Younger customers bring flexible demands to the equity release market

When the FCA implemented their mortgage market review, there was a distinct lack of clarity and guidelines around mortgage lending into retirement.

Steve Wilkie
12th May 2015
steve wilkie responsible equity release

MMR stipulates that affordability needs to be provable for the lifetime of the mortgage. With traditional annuities giving a fixed income for life, the affordability test would have been an easy calculation, albeit not always a positive one.
 
Now with the pension freedoms coming into effect, we expect to see more difficulty in proving a set income and even greater difficulty for borrowing into retirement.
 
It comes as no surprise that borrowers are looking towards more flexible solutions for lending into retirement, such as lifetime mortgages or secured loans.
 
Clearly, the warmth with which the chancellor’s new ‘sell your annuity for cash’ measures have been received highlights the demand for keeping your wealth on tap ready to use at a moment’s notice.
 
Lifetime mortgages are an effective tool to make your wealth more flexible. They have reacted to the changing demographics and client demands.
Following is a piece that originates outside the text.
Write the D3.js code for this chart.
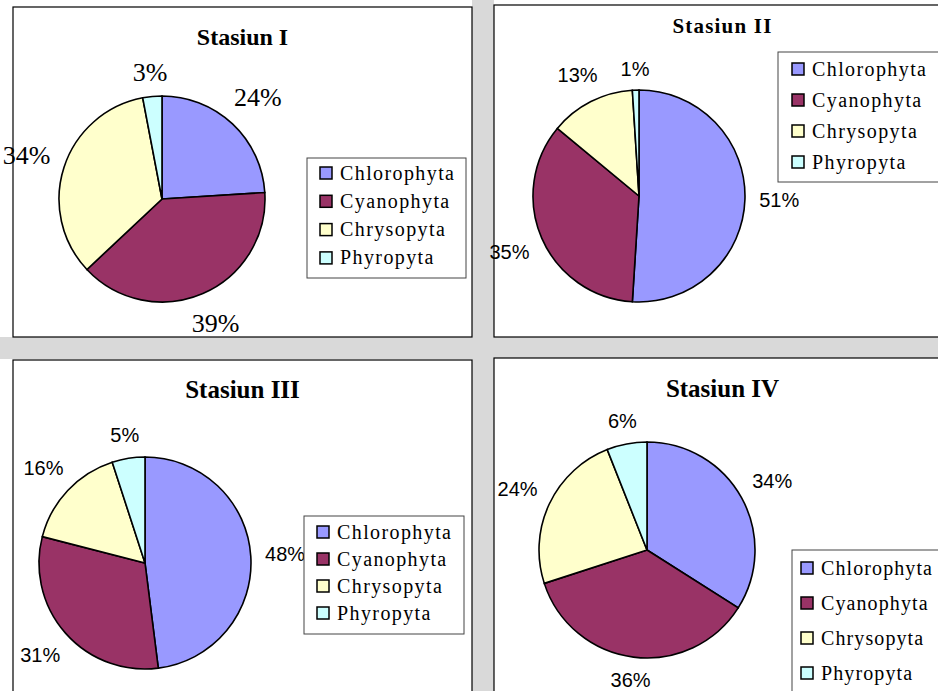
<!DOCTYPE html>
<meta charset="utf-8">
<style>
  body { margin: 0; background: #fff; }
  svg { display: block; }
  .panel { fill: #fff; stroke: #000; stroke-width: 1.2; }
  .slice { stroke: #000; stroke-width: 1.6; }
  .legend rect.box { fill: #fff; stroke: #444; stroke-width: 1; }
  .legend rect.key { stroke: #000; stroke-width: 1.5; }
  .legend text { font-family: 'Liberation Serif', serif; font-size: 20px; }
  .title { font-family: 'Liberation Serif', serif; font-weight: bold; text-anchor: middle; }
</style>
<body>
</body>
<script src="https://cdn.jsdelivr.net/npm/d3@7/dist/d3.min.js"></script>
<script>
  const groups = ['Chlorophyta', 'Cyanophyta', 'Chrysopyta', 'Phyropyta'];
  const colors = ['#9999ff', '#993366', '#ffffcc', '#ccffff'];
  const stations = ['Stasiun I', 'Stasiun II', 'Stasiun III', 'Stasiun IV'];
  const valuesI = [24, 39, 34, 3];
  const valuesII = [51, 35, 13, 1];
  const valuesIII = [48, 31, 16, 5];
  const valuesIV = [34, 36, 24, 6];
  const allValues = [valuesI, valuesII, valuesIII, valuesIV];

  const w = 938, h = 691;

  // layout of each panel
  const layout = [
    {px: 13, py: 7, pw: 459, ph: 330, cx: 162, cy: 199, r: 103, ty: 45, tsize: 24, tspace: 0,
     lx: 307, ly: 158, lw: 159, lh: 120, row0: 173, step: 28.3, kx: 13, ls: 1.4,
     lfont: "'Liberation Serif', serif", lsize: 26},
    {px: 494, py: 5, pw: 457, ph: 332, cx: 639, cy: 196, r: 106, ty: 33, tsize: 21, tspace: 1.2,
     lx: 778, ly: 52, lw: 170, lh: 130, row0: 69, step: 31, kx: 14, ls: 1.4,
     lfont: "'Liberation Sans', sans-serif", lsize: 20},
    {px: 13, py: 360, pw: 459, ph: 360, cx: 145, cy: 563, r: 106, ty: 398, tsize: 25, tspace: 0,
     lx: 304, ly: 516, lw: 160, lh: 118, row0: 532, step: 27, kx: 13, ls: 1.4,
     lfont: "'Liberation Sans', sans-serif", lsize: 20},
    {px: 494, py: 358, pw: 457, ph: 360, cx: 647, cy: 550, r: 108, ty: 397, tsize: 25, tspace: 0,
     lx: 792, ly: 550, lw: 160, lh: 160, row0: 568, step: 35, kx: 9, ls: 1.1,
     lfont: "'Liberation Sans', sans-serif", lsize: 20}
  ];

  const svg = d3.select('body').append('svg')
    .attr('width', w)
    .attr('height', h);

  // grey gaps between the panels
  svg.append('rect').attr('x', 472).attr('y', 0).attr('width', 22).attr('height', h).attr('fill', '#d9d9d9');
  svg.append('rect').attr('x', 0).attr('y', 337).attr('width', w).attr('height', 22).attr('fill', '#d9d9d9');

  const pie = d3.pie().sort(null).value(d => d);

  allValues.forEach((vals, i) => {
    const L = layout[i];
    const g = svg.append('g');

    g.append('rect').attr('class', 'panel')
      .attr('x', L.px).attr('y', L.py)
      .attr('width', L.pw).attr('height', L.ph);

    g.append('text').attr('class', 'title')
      .attr('x', L.px + L.pw / 2).attr('y', L.ty)
      .style('font-size', L.tsize + 'px')
      .style('letter-spacing', L.tspace + 'px')
      .text(stations[i]);

    const arc = d3.arc().innerRadius(0).outerRadius(L.r);
    const arcs = pie(vals);
    const pg = g.append('g').attr('transform', `translate(${L.cx}, ${L.cy})`);

    pg.selectAll('path')
      .data(arcs)
      .join('path')
      .attr('class', 'slice')
      .attr('d', arc)
      .attr('fill', (d, j) => colors[j]);

    // percentage labels, pushed outward so the text box clears the pie
    const labels = pg.selectAll('text')
      .data(arcs)
      .join('text')
      .style('font-family', L.lfont)
      .style('font-size', L.lsize + 'px')
      .attr('text-anchor', 'middle')
      .text(d => d.value + '%');

    labels.each(function(d) {
      const tw = this.getComputedTextLength();
      const th = L.lsize * 0.7;
      const a = (d.startAngle + d.endAngle) / 2;
      const s = Math.sin(a), c = -Math.cos(a);
      const dist = L.r + 14 + Math.abs(s) * tw / 2 + Math.abs(c) * th / 2;
      d3.select(this)
        .attr('x', s * dist)
        .attr('y', c * dist + th / 2);
    });

    // legend
    const lg = g.append('g').attr('class', 'legend');
    lg.append('rect').attr('class', 'box')
      .attr('x', L.lx).attr('y', L.ly)
      .attr('width', L.lw).attr('height', L.lh);

    const rows = lg.selectAll('g.row')
      .data(groups)
      .join('g')
      .attr('class', 'row')
      .attr('transform', (d, j) => `translate(${L.lx + L.kx}, ${L.row0 + j * L.step})`);

    rows.append('rect').attr('class', 'key')
      .attr('x', 0).attr('y', -6)
      .attr('width', 12).attr('height', 12)
      .attr('fill', (d, j) => colors[j]);

    rows.append('text')
      .attr('x', 20).attr('y', 6.5)
      .style('letter-spacing', L.ls + 'px')
      .text(d => d);
  });
</script>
Just as there is no typical retirement age anymore, neither is there a typical retirement plan.

Some are living retirement day-to-day, through necessity or design, making a string of important choices as they go along.
 
In the past, marketing financial services products to retirees was easier because most followed a well-worn path. Now, products need to have the flexibility built-in so that the customer can dictate how they are used.
 
Younger clients want the flexibility to pay interest and so some plans now allow for that. On some plans, interest repayments are not compulsory meaning if you don’t pay the interest it just gets added to the loan. This way, they are not required to meet the same strict affordability criteria that are strangling mortgage lending into retirement.
 
In many cases, long-standing, relatively young customers with very little left on their mortgage balance are being refused term extensions because of a computer says no approach. There’s no grandfather clause for existing borrowers who have a good history with the lender.
 
It’s not only mortgage issues driving the uptake amongst younger customers. There is something of a price war ongoing at the moment with some historically rates. In a high-rate environment, younger borrowers may be inclined to wait before releasing equity to minimise the effect of interest-roll up over time. However, with rates as low as they are, many younger borrowers are seeing now as the time to take advantage.